Golden postcodes such as Belgravia and Chelsea are most popular, says Nathalie Hirst, a buying agent. “They are later to the game in the millionaire world and they work on the fact that if you buy in Knightsbridge it will always sound swish,” says Carroll.
Of the £4.4bn-worth of UK property bought with “suspicious wealth”, £4.2bn is in London, and a fifth is bought by Russians, according to a report last year by Transparency International UK, writes Hugo Cox. The majority flows through shell companies — foreign firms own roughly 40,000 London properties this way.

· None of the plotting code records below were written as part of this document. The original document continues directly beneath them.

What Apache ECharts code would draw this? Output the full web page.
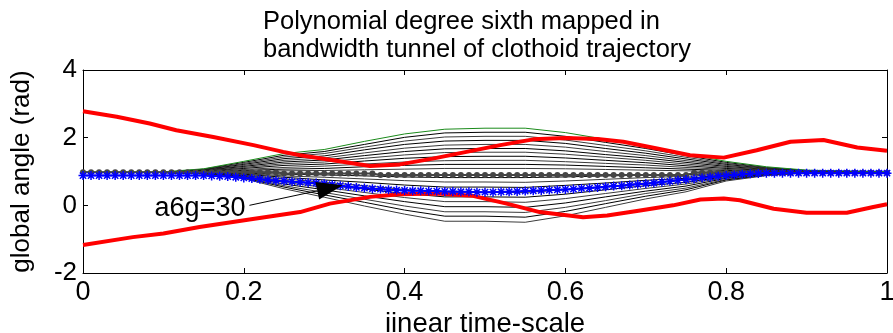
<!DOCTYPE html>
<html>
<head>
<meta charset="utf-8">
<script src="https://cdn.jsdelivr.net/npm/echarts@6/dist/echarts.min.js"></script>
<style>
html,body{margin:0;padding:0;background:#fff;}
#chart{width:893px;height:333px;}
</style>
</head>
<body>
<div id="chart"></div>
<script>
// ---- data ----
const titleText = 'Polynomial degree sixth mapped in\nbandwidth tunnel of clothoid trajectory';
const xName = 'iinear time-scale';
const yName = 'global angle (rad)';
const annotationText = 'a6g=30';

// polynomial family sampled at these x positions
const familyX = [0, 0.1, 0.15, 0.2, 0.25, 0.3, 0.35, 0.4, 0.45, 0.5, 0.55, 0.6, 0.65, 0.7, 0.75, 0.8, 0.85, 0.9, 1];
const greenY = [0.99,0.99,1.08,1.30,1.53,1.65,1.89,2.11,2.25,2.28,2.28,2.15,1.95,1.76,1.52,1.30,1.14,1.04,0.99];
const upperCurves = [
  [0.97,0.97,1.07,1.27,1.48,1.59,1.80,2.01,2.14,2.16,2.16,2.04,1.86,1.68,1.47,1.27,1.12,1.03,0.97],
  [0.97,0.97,1.06,1.24,1.43,1.53,1.72,1.90,2.02,2.04,2.04,1.93,1.77,1.61,1.42,1.24,1.11,1.02,0.97],
  [0.97,0.97,1.05,1.21,1.38,1.46,1.64,1.80,1.90,1.92,1.92,1.83,1.68,1.54,1.37,1.21,1.09,1.02,0.97],
  [0.97,0.97,1.04,1.18,1.33,1.40,1.55,1.69,1.78,1.80,1.80,1.72,1.59,1.47,1.32,1.18,1.08,1.01,0.97],
  [0.97,0.97,1.03,1.15,1.28,1.34,1.47,1.59,1.67,1.68,1.68,1.61,1.50,1.40,1.27,1.15,1.06,1.01,0.97],
  [0.97,0.97,1.02,1.12,1.23,1.28,1.39,1.49,1.56,1.57,1.57,1.51,1.42,1.33,1.22,1.12,1.05,1.00,0.97],
  [0.97,0.97,1.01,1.09,1.18,1.22,1.31,1.39,1.44,1.45,1.45,1.40,1.33,1.26,1.17,1.09,1.03,0.99,0.97],
  [0.97,0.97,1.00,1.06,1.12,1.16,1.22,1.28,1.32,1.33,1.33,1.29,1.24,1.19,1.12,1.06,1.02,0.99,0.97],
  [0.97,0.97,0.99,1.03,1.07,1.09,1.14,1.18,1.21,1.21,1.21,1.19,1.15,1.11,1.07,1.03,1.00,0.98,0.97],
  [0.97,0.97,0.98,1.00,1.02,1.03,1.05,1.07,1.09,1.09,1.09,1.08,1.06,1.04,1.02,1.00,0.99,0.98,0.97]
];
const lowerCurves = [
  [0.97,0.97,0.97,0.95,0.92,0.90,0.87,0.84,0.82,0.82,0.82,0.84,0.87,0.89,0.91,0.94,0.96,0.97,0.97],
  [0.97,0.97,0.96,0.94,0.87,0.83,0.78,0.73,0.69,0.69,0.68,0.72,0.77,0.82,0.86,0.92,0.95,0.97,0.97],
  [0.97,0.97,0.96,0.92,0.83,0.75,0.68,0.60,0.54,0.54,0.53,0.59,0.66,0.74,0.80,0.90,0.94,0.97,0.97],
  [0.97,0.97,0.95,0.90,0.78,0.68,0.58,0.47,0.39,0.39,0.38,0.46,0.56,0.66,0.74,0.87,0.93,0.96,0.97],
  [0.97,0.97,0.95,0.88,0.73,0.60,0.48,0.35,0.25,0.25,0.24,0.33,0.46,0.58,0.68,0.85,0.93,0.96,0.97],
  [0.97,0.97,0.94,0.86,0.68,0.53,0.38,0.23,0.11,0.11,0.09,0.20,0.35,0.50,0.63,0.82,0.92,0.96,0.97],
  [0.97,0.97,0.94,0.85,0.63,0.46,0.28,0.11,-0.04,-0.04,-0.06,0.07,0.25,0.42,0.57,0.80,0.91,0.96,0.97],
  [0.97,0.97,0.94,0.83,0.58,0.38,0.18,-0.02,-0.19,-0.19,-0.21,-0.06,0.14,0.35,0.51,0.77,0.90,0.96,0.97],
  [0.97,0.97,0.93,0.81,0.54,0.31,0.09,-0.14,-0.32,-0.32,-0.35,-0.18,0.05,0.27,0.46,0.75,0.89,0.96,0.97],
  [0.97,0.97,0.93,0.79,0.49,0.24,-0.02,-0.26,-0.47,-0.47,-0.50,-0.31,-0.06,0.19,0.40,0.72,0.88,0.96,0.97]
];

// red tunnel borders
const red1X = [0, 0.042, 0.083, 0.116, 0.162, 0.212, 0.249, 0.27, 0.311, 0.357, 0.394, 0.435, 0.477, 0.519, 0.56, 0.6, 0.64, 0.672, 0.714, 0.755, 0.797, 0.838, 0.88, 0.921, 0.963, 1.0];
const red1Y = [2.78, 2.62, 2.42, 2.22, 2.02, 1.78, 1.58, 1.48, 1.33, 1.16, 1.21, 1.38, 1.58, 1.78, 1.95, 1.99, 1.96, 1.88, 1.68, 1.48, 1.41, 1.63, 1.88, 1.93, 1.71, 1.61];
const red2X = [0, 0.062, 0.1, 0.145, 0.207, 0.27, 0.307, 0.357, 0.394, 0.44, 0.485, 0.527, 0.568, 0.622, 0.652, 0.693, 0.734, 0.768, 0.797, 0.817, 0.859, 0.9, 0.95, 0.983, 1.0];
const red2Y = [-1.17, -0.94, -0.83, -0.64, -0.42, -0.2, 0.05, 0.25, 0.33, 0.35, 0.28, 0.05, -0.2, -0.35, -0.3, -0.15, 0.0, 0.17, 0.2, 0.15, -0.1, -0.22, -0.22, -0.05, 0.03];

// marker lines sampled every 0.01 from 0 to 1
const grayY = [
  0.98,0.98,0.98,0.98,0.98,0.98,0.98,0.98,0.98,0.98,0.98,0.98,0.98,0.98,0.98,0.98,0.98,0.98,0.98,0.98,0.98,0.98,0.98,0.98,0.98,
  0.94,0.94,0.94,0.94,0.94,0.94,0.94,0.94,0.94,0.94,0.94,0.94,
  0.90,0.90,0.90,0.90,0.90,0.90,0.90,0.90,0.90,0.90,0.90,0.90,0.90,0.90,0.90,0.90,0.90,0.90,0.90,0.90,0.90,0.90,0.90,0.90,
  0.90,0.90,0.90,0.90,0.90,0.90,0.90,0.90,0.90,0.90,0.90,0.90,0.90,0.90,0.90,
  0.96,0.96,0.96,0.96,0.96,0.96,0.96,0.96,0.96,0.96,0.96,0.96,0.96,0.96,0.96,0.96,0.96,0.96,0.96,0.96,0.96,0.96,0.96,0.96,0.96
];
const blueY = [
  0.88,0.88,0.88,0.88,0.88,0.88,0.88,0.88,0.88,0.88,0.88,0.88,0.88,0.88,0.88,0.88,
  0.87,0.86,0.85,0.83,0.81,0.79,0.77,0.75,0.73,0.72,0.70,0.69,0.67,0.66,0.64,0.61,0.58,0.56,0.53,0.51,0.49,0.48,0.46,0.45,
  0.44,0.43,0.43,0.42,0.42,0.41,0.41,0.40,0.40,0.39,0.39,0.39,0.40,0.40,0.41,0.42,0.43,0.44,0.45,0.46,
  0.47,0.48,0.50,0.51,0.53,0.55,0.57,0.58,0.60,0.62,0.64,0.66,0.69,0.71,0.74,0.76,0.78,0.81,0.83,0.86,
  0.88,0.90,0.92,0.93,0.94,
  0.95,0.95,0.95,0.95,0.95,0.95,0.95,0.95,0.95,0.95,0.95,0.95,0.95,0.95,0.95,0.95
];
const sampleStep = 0.01;

// annotation arrow: from text end to the arrow tip (data coords)
const arrowFrom = [0.207, 0.0];
const arrowTo = [0.323, 0.59];

// ---- chart ----
const FONT = 'Liberation Sans';
const pairs = (xs, ys) => xs.map((x, i) => [x, ys[i]]);
const sampled = ys => ys.map((y, i) => [+(i * sampleStep).toFixed(2), y]);

const series = [];
upperCurves.concat(lowerCurves).forEach((c, k) => {
  series.push({
    type: 'line', data: pairs(familyX, c), showSymbol: false, silent: true,
    lineStyle: { color: k % 2 ? '#3a3a3a' : '#000', width: 1 }, z: 2
  });
});
series.push({ type: 'line', data: pairs(familyX, greenY), showSymbol: false, silent: true,
  lineStyle: { color: '#1a8a1a', width: 1 }, z: 3 });
series.push({ type: 'line', data: pairs(red1X, red1Y), showSymbol: false, silent: true,
  lineStyle: { color: '#ff0000', width: 4 }, z: 4 });
series.push({ type: 'line', data: pairs(red2X, red2Y), showSymbol: false, silent: true,
  lineStyle: { color: '#ff0000', width: 4 }, z: 4 });
series.push({ type: 'line', data: sampled(grayY), symbol: 'circle', symbolSize: 6, silent: true,
  itemStyle: { color: '#454545' }, lineStyle: { color: '#454545', width: 2 }, z: 5 });
series.push({ type: 'line', data: sampled(blueY), silent: true,
  symbol: 'path://M5 0L5 10M0 5L10 5M1.5 1.5L8.5 8.5M8.5 1.5L1.5 8.5', symbolSize: 9,
  itemStyle: { color: '#0000ff', borderColor: '#0000ff', borderWidth: 1.5 },
  lineStyle: { color: '#0000ff', width: 2 }, z: 6 });

// annotation: text + line + filled arrow head, positioned through the axes
series.push({
  type: 'custom', silent: true, z: 8, clip: false,
  data: [[arrowFrom[0], arrowFrom[1], arrowTo[0], arrowTo[1]]],
  encode: { x: [0, 2], y: [1, 3] },
  renderItem: function (params, api) {
    const p0 = api.coord([api.value(0), api.value(1)]);
    const p1 = api.coord([api.value(2), api.value(3)]);
    const dx = p1[0] - p0[0], dy = p1[1] - p0[1];
    const len = Math.sqrt(dx * dx + dy * dy);
    const ux = dx / len, uy = dy / len;
    const headLen = 26, headHalf = 9;
    const bx = p1[0] - ux * headLen, by = p1[1] - uy * headLen;
    const nx = -uy, ny = ux;
    return {
      type: 'group',
      children: [
        { type: 'line', shape: { x1: p0[0], y1: p0[1], x2: bx, y2: by },
          style: { stroke: '#000', lineWidth: 1 } },
        { type: 'polygon', shape: { points: [
            [p1[0], p1[1]],
            [bx + nx * headHalf, by + ny * headHalf],
            [bx - nx * headHalf, by - ny * headHalf]] },
          style: { fill: '#000' } },
        { type: 'text', x: p0[0] - 4, y: p0[1] + 3,
          style: { text: annotationText, fontSize: 27, fontFamily: FONT, fill: '#000',
            align: 'right', verticalAlign: 'middle' } }
      ]
    };
  }
});

const fmt = v => (v === 0 || v === 1) ? String(v) : (+v.toFixed(1)).toString();
const axisCommon = {
  axisLine: { show: true, onZero: false, lineStyle: { color: '#000', width: 1 } },
  axisTick: { show: true, inside: true, length: 5, lineStyle: { color: '#000', width: 1 } },
  splitLine: { show: false }
};

const option = {
  animation: false,
  textStyle: { fontFamily: FONT },
  title: {
    text: titleText, left: 258, top: 3, textAlign: 'left',
    textStyle: { fontSize: 25.5, fontWeight: 'normal', color: '#000', fontFamily: FONT, lineHeight: 28 }
  },
  grid: { left: 83, right: 6, top: 70, bottom: 60, containLabel: false, outerBoundsMode: 'none' },
  xAxis: [
    Object.assign({ type: 'value', min: 0, max: 1, interval: 0.2, position: 'bottom',
      name: xName, nameLocation: 'middle', nameGap: 33,
      nameTextStyle: { fontSize: 27.5, color: '#000', fontFamily: FONT },
      axisLabel: { fontSize: 27, color: '#000', margin: 6, formatter: fmt, fontFamily: FONT } }, axisCommon),
    Object.assign({ type: 'value', min: 0, max: 1, interval: 0.2, position: 'top',
      axisLabel: { show: false } }, axisCommon)
  ],
  yAxis: [
    Object.assign({ type: 'value', min: -2, max: 4, interval: 2, position: 'left',
      name: yName, nameLocation: 'middle', nameGap: 48, nameRotate: 90,
      nameTextStyle: { fontSize: 26, color: '#000', fontFamily: FONT },
      axisLabel: { fontSize: 26, color: '#000', margin: 6, fontFamily: FONT } }, axisCommon),
    Object.assign({ type: 'value', min: -2, max: 4, interval: 2, position: 'right',
      axisLabel: { show: false } }, axisCommon)
  ],
  series: series
};

const chart = echarts.init(document.getElementById('chart'), null, { renderer: 'canvas' });
chart.setOption(option);
</script>
</body>
</html>
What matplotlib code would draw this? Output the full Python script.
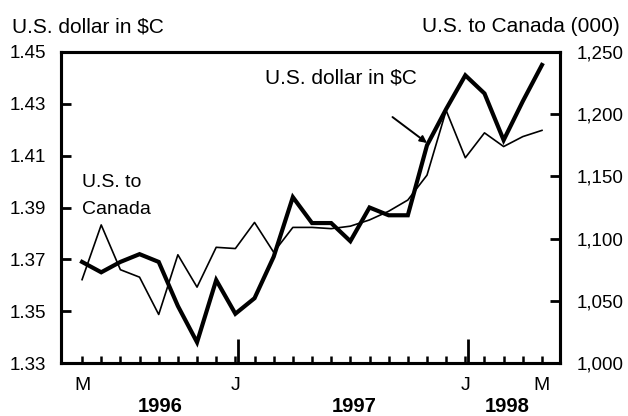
import numpy as np
import matplotlib
matplotlib.use('Agg')
import matplotlib.pyplot as plt

plt.rcParams['font.family'] = ['Liberation Sans', 'DejaVu Sans']

# monthly, May 1996 - May 1998
months = np.arange(25)
usd_in_cad = [1.369, 1.365, 1.369, 1.372, 1.369, 1.352, 1.338, 1.362, 1.349, 1.355,
              1.371, 1.394, 1.384, 1.384, 1.377, 1.390, 1.387, 1.387, 1.414, 1.428,
              1.441, 1.434, 1.416, 1.431, 1.445]
us_to_canada = [1067, 1111, 1075, 1069, 1039, 1087, 1061, 1093, 1092, 1113,
                1089, 1109, 1109, 1108, 1110, 1115, 1122, 1131, 1151, 1203,
                1165, 1185, 1174, 1182, 1187]
month_labels = ['M', 'J', 'J', 'M']
month_pos = [0, 8, 20, 24]
year_labels = ['1996', '1997', '1998']
year_pos = [4.1, 14.2, 22.2]

fig = plt.figure(figsize=(6.28, 4.16), dpi=100)
ax = fig.add_axes([0.0971, 0.1274, 0.7949, 0.7476])
ax2 = ax.twinx()

ax.plot(months, usd_in_cad, color='black', lw=3.0, solid_joinstyle='miter', zorder=3)
ax2.plot(months, us_to_canada, color='black', lw=1.2, zorder=2)

ax.set_xlim(-1.1, 24.95)
ax.set_ylim(1.33, 1.45)
ax2.set_ylim(1000, 1250)

ax.set_yticks(np.arange(1.33, 1.4501, 0.02))
ax.set_yticklabels(['%.2f' % v for v in np.arange(1.33, 1.4501, 0.02)])
ax2.set_yticks(np.arange(1000, 1251, 50))
ax2.set_yticklabels(['{:,}'.format(v) for v in range(1000, 1251, 50)])

for a in (ax, ax2):
    for s in a.spines.values():
        s.set_linewidth(2.2)

ax.tick_params(axis='y', direction='in', length=7, width=2, labelsize=13.5, pad=11)
ax2.tick_params(axis='y', direction='in', length=7, width=2, labelsize=13.5, pad=12)

# monthly minor ticks, longer ticks at January
ax.set_xticks(months, minor=True)
ax.set_xticks([8.15, 20.15])
ax.set_xticklabels([])
ax.tick_params(axis='x', which='minor', direction='in', length=5, width=1.8)
ax.tick_params(axis='x', which='major', direction='in', length=17, width=2)

for p, l in zip(month_pos, month_labels):
    ax.text(p, -0.071, l, transform=ax.get_xaxis_transform(), ha='center', va='center', fontsize=14)
for p, l in zip(year_pos, year_labels):
    ax.text(p, -0.141, l, transform=ax.get_xaxis_transform(), ha='center', va='center',
            fontsize=14.5, fontweight='bold')

fig.text(12 / 628, 1 - 32 / 416, 'U.S. dollar in $C', fontsize=15, ha='left', va='baseline')
fig.text(620 / 628, 1 - 32 / 416, 'U.S. to Canada (000)', fontsize=15, ha='right', va='baseline')

ax.text(0.0, 1.3979, 'U.S. to', fontsize=14, ha='left', va='baseline')
ax.text(0.0, 1.3875, 'Canada', fontsize=14, ha='left', va='baseline')

ax.text(9.55, 1.438, 'U.S. dollar in $C', fontsize=15, ha='left', va='baseline')
ax.annotate('', xy=(18.0, 1.4149), xytext=(16.2, 1.4249),
            arrowprops=dict(arrowstyle='-|>', color='black', lw=1.4, shrinkA=0, shrinkB=0,
                            mutation_scale=10))

fig.savefig('out.png', dpi=100)
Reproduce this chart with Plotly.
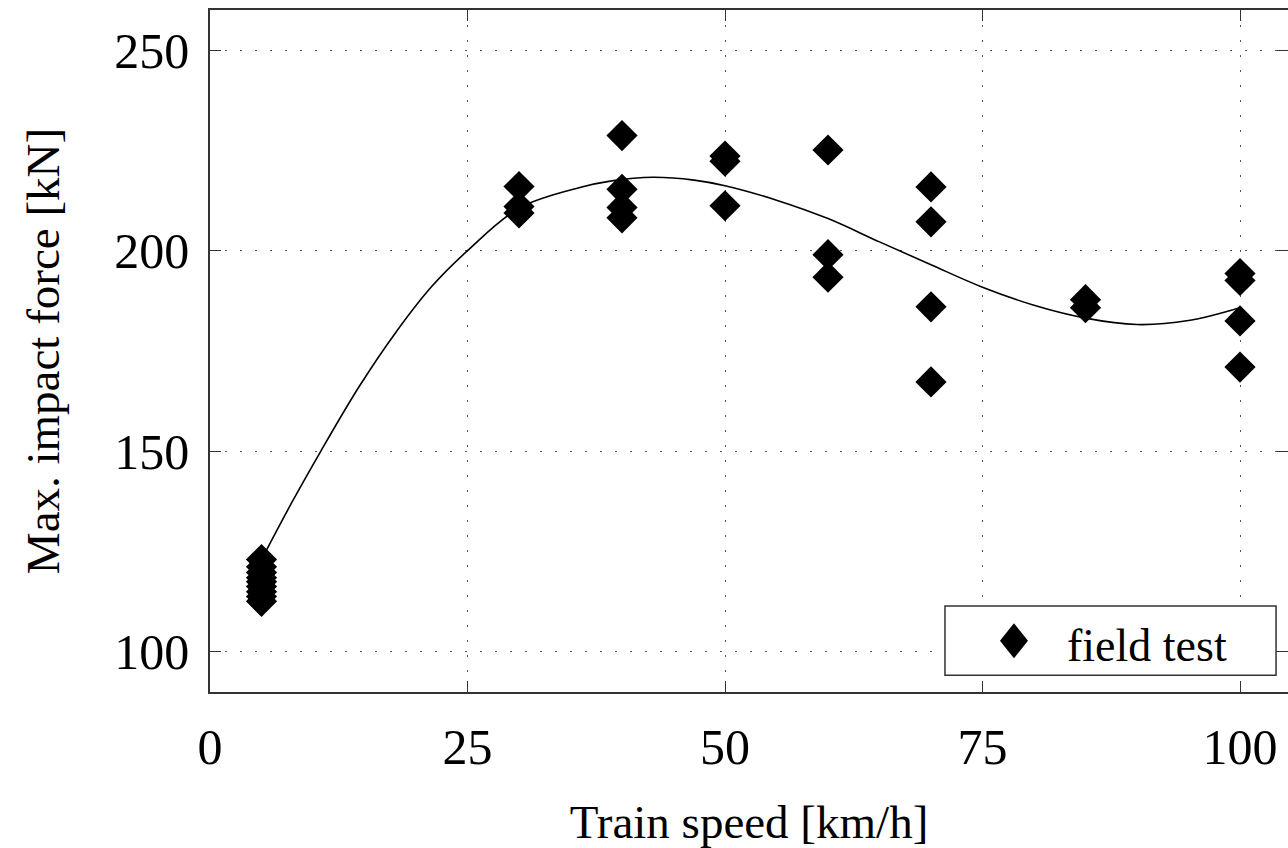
import plotly.graph_objects as go

# Field test measurements (train speed in km/h, max. impact force in kN)
speed = [5, 5, 5, 5, 5, 5, 5, 5, 5,
         30, 30, 30,
         40, 40, 40, 40,
         50, 50, 50,
         60, 60, 60,
         70, 70, 70, 70,
         85, 85,
         100, 100, 100, 100]
force = [123, 121.2, 119.8, 118.5, 117.5, 116.3, 115, 113.8, 112.6,
         216, 211, 209.4,
         228.7, 215.3, 210.8, 208.2,
         223.6, 222.3, 211.2,
         225.1, 199, 193.4,
         215.9, 207.2, 186, 167.3,
         187.8, 185.8,
         194.3, 192.6, 182.5, 171]

# Fitted trend curve
fit_x = [5, 8, 10.75, 14.5, 18, 21.5, 25, 30, 36, 39, 43, 47, 50, 55, 60, 65, 70, 75, 80, 85, 90, 95, 100]
fit_y = [123, 137.5, 150, 166.2, 179.5, 191, 200, 210.6, 215.8, 217.4, 218.3, 217.6, 216.2, 212.6, 208,
         202.2, 196.5, 190.9, 186.4, 183.2, 181.6, 182.6, 185.8]

x_ticks = [0, 25, 50, 75, 100]
y_ticks = [100, 150, 200, 250]

FONT = "Liberation Serif"
TICK_FS = 50
TITLE_FS = 47
LEG_FS = 46

fig = go.Figure()
fig.add_trace(go.Scatter(x=fit_x, y=fit_y, mode="lines",
                         line=dict(color="black", width=1.6, shape="spline", smoothing=1.0),
                         showlegend=False, hoverinfo="skip"))
fig.add_trace(go.Scatter(x=speed, y=force, mode="markers", name="field test",
                         marker=dict(symbol="diamond", size=24, color="black", line=dict(width=0)),
                         showlegend=False))

axis_common = dict(
    ticks="inside", ticklen=11, tickwidth=1.3, tickcolor="#333",
    showline=True, linecolor="#333", linewidth=1.5, mirror="ticks",
    showgrid=True, gridcolor="#555", gridwidth=1.3, griddash="2px,13px",
    zeroline=False, tickfont=dict(family=FONT, size=TICK_FS, color="black"),
)

fig.update_xaxes(range=[0, 104.66], tickvals=x_ticks, ticklabelstandoff=10,
                 title=dict(text="Train speed [km/h]", font=dict(family=FONT, size=TITLE_FS, color="black"), standoff=32),
                 **axis_common)
fig.update_yaxes(range=[90, 260], tickvals=y_ticks, ticklabelstandoff=9,
                 title=dict(text="Max. impact force [kN]", font=dict(family=FONT, size=TITLE_FS, color="black"), standoff=40),
                 **axis_common)

# Legend box drawn by hand (paper coordinates)
fig.add_shape(type="rect", xref="paper", yref="paper", x0=0.6818, x1=0.9889, y0=0.0245, y1=0.1262,
              line=dict(color="#333", width=1.5), fillcolor="white", layer="above")
cx, cy, hw, hh = 0.7458, 0.0751, 0.01299, 0.02567
fig.add_shape(type="path", xref="paper", yref="paper",
              path=f"M {cx-hw} {cy} L {cx} {cy+hh} L {cx+hw} {cy} L {cx} {cy-hh} Z",
              fillcolor="black", line=dict(width=0), layer="above")
fig.add_annotation(xref="paper", yref="paper", x=0.7931, y=0.0685, xanchor="left", yanchor="middle",
                   text="field test", showarrow=False, font=dict(family=FONT, size=LEG_FS, color="black"))

fig.update_layout(width=1288, height=848, margin=dict(l=210, r=0, t=10, b=156, autoexpand=False),
                  plot_bgcolor="white", paper_bgcolor="white", showlegend=False)

fig.write_html("out.html")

“Corrupt individuals [need] a getaway vehicle and a safe place to stash their stolen loot. Anonymous companies are the getaway vehicle and UK assets, such as property, are the safety deposit box,” says Duncan Hames of the organisation. Transparency campaigners are not the only ones sounding the alarm. In its annual report in May, the National Crime Agency (NCA) singled out London’s property market as a target for laundered money from Russia, Nigeria and Pakistan. Since the poisoning of the former Russian double agent Sergei Skripal and his daughter Yulia in Salisbury in March “ministers have spoken with renewed vigour about creating a hostile environment for dirty money”, says Hames.
The UK introduced a public register of companies in 2016 and has committed to introducing a register of the beneficial owners of overseas companies that hold UK property. But checks on the accuracy of the register, maintained by Companies House, are limited. The only person to have been convicted for faking records was Kevin Brewer, a businessmen who set out to demonstrate how easy it was to do so (one firm he created, Cleverly Clogs Ltd, included the government minister responsible for Companies House as a director).
“Unlike David Cameron, I just don’t think Theresa May is that interested,” says Oliver Bullough, author of Moneyland: Why Thieves and Crooks Now Rule the World and How to Take It Back. “Rich Russians deserting London property has much more to do with the fact that the value of the rouble has tanked.”